Agradecer demais ao meu querido amigo Celso Borges é o que posso fazer, embora isso seja insuficiente, pelo que ele nos dá com esse livro, onde o fôlego do jornalista rigoroso entra em acordo amoroso com o coração do poeta, sem disputa de espaço. Ao contrário, para construir um espaço novo, um livro híbrido, lírico, épico, apaixonado. Celso Borges está inteiro nesse livro, cuja escrita acompanhei pelo menos uma vez bem de perto, quando contei ao autor uma historieta envolvendo a mim e a Chico que ele fez questão de incluir.
Uma das sacadas mais fantásticas desse “Lembrança, lenços, lances…” é a aproximação entre Chico Maranhão e Bob Dylan em um ponto que acho totalmente legítimo e verdadeiro. Nunca tinha pensado nisso, mas quando Celso sacou a pegada narrativa de muitas canções, seu fôlego estendido, seus personagens marginais, além do canto-falado (bem perceptível em “A Vida de Seu Raimundo, entre tantas) vi que tinha tudo a ver. Para mim, um chicófilo/dynalófilo, era o melhor dos mundos.
Já por minha conta, arrisco até dizer que escapou a CB uma ocasião onde o próprio verbo dos dois se mesclam, justamente na canção que nomeia o disco. Veja: vá, se mande, junte tudo que você puder levar/tudo que parece seu é bom que agarre já (It’s All over Now Baby Blue/ Negro Amor, na versão de Péricles Cavalcante e Caetano Veloso). E agora: Vá e leva a vida/sem dizer que leva a minha vida sem querer/vá e leve tudo que puderes/faca, coração/colheres/separa teu prazer. Viagem minha? Claro, mas pra que serve a arte? Pois eu sustento que as duas tem o mesmo espírito, são almas gêmeas.
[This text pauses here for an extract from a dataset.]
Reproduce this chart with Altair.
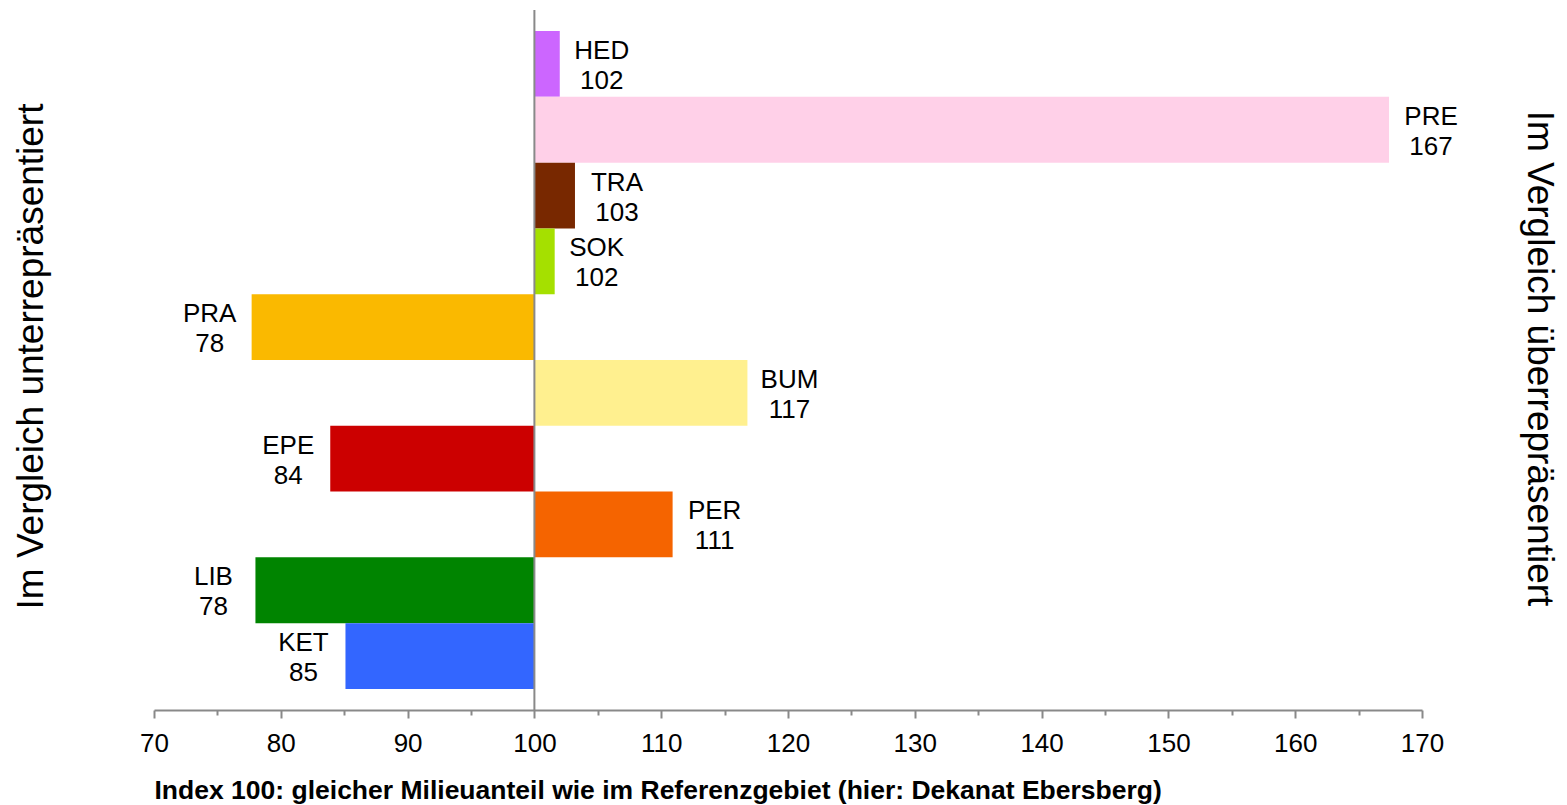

Quero encerrar essas linhas que nunca terminam desejando a esse livro a trajetória que merece. Que seja lido, relido e translido e curtido, aqui e fora da ilha, porque a riqueza de vida que dele transborda é agua para muitas sedes. Não é memória nostálgica. É lembrar para espantar a pobreza, o tédio e o asco que rondam nossos dias. São lances de agora, já!